Bombay Bicycle Club are Jack Steadman, Jamie MacColl, Suren de Saram and Ed Nash. They grew up in north London and signed to Island after leaving secondary school at 18, releasing their guitar-driven debut, I Had the Blues But I Shook Them Loose, in 2009. Their second album, Flaws, in 2010, saw an unexpected change of direction: folky, acoustic and full of sweet harmonies, it was nominated for the Ivor Novello for Best Album. Their third LP in as many years, A Different Kind of Fix, arrived in 2011. It was broader in scope and ambition, with sampled loops and mellifluous keys, sophisticated rhythms and indie-rock guitars.
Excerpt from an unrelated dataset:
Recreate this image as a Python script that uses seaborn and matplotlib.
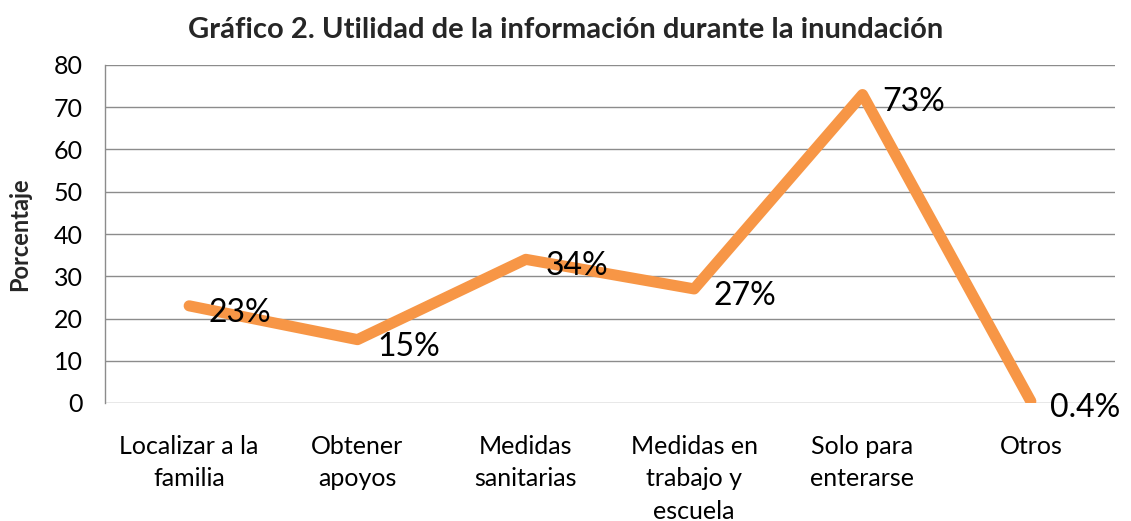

The new album is similarly innovative, a beautiful collection of songs that will stand the test of time from a band at the top of its game. The songs are built around ethereal loops that owe more to experimental electronica than to the kind of indie-rock the band was initially known for. In fact, the whole album is one giant loop, because it is bookended with the same melody – the final song, the beautifully melancholic So long, See You Tomorrow effectively segues back into the triumphant, string-laden opener, Overdone. Compounding the effect is the last lyric the listener hears: “Keep going round and round and round…”

Jack, who writes all the band’s songs, can trace his absorption in loops to the first music he made as a 13 year old. It was on old pre-Garage Band software called eJay, a simple program that “was my first introduction to arranging and composing and putting loops together and learning how you needed to be dynamic, and things needed to drop in and out in order to make a song.

“It’s interesting because everyone talks about how our albums have been different, but from my point of view, this was there the whole time. I started recording music at 15 on a small setup on my computer – and if I were to release those demo tapes, they are far more experimental and electronic than any of the Bombay stuff.” (This, he attributes to “getting into stuff like Boards of Canada and discovering psychoactive drugs – a lethal combination!”)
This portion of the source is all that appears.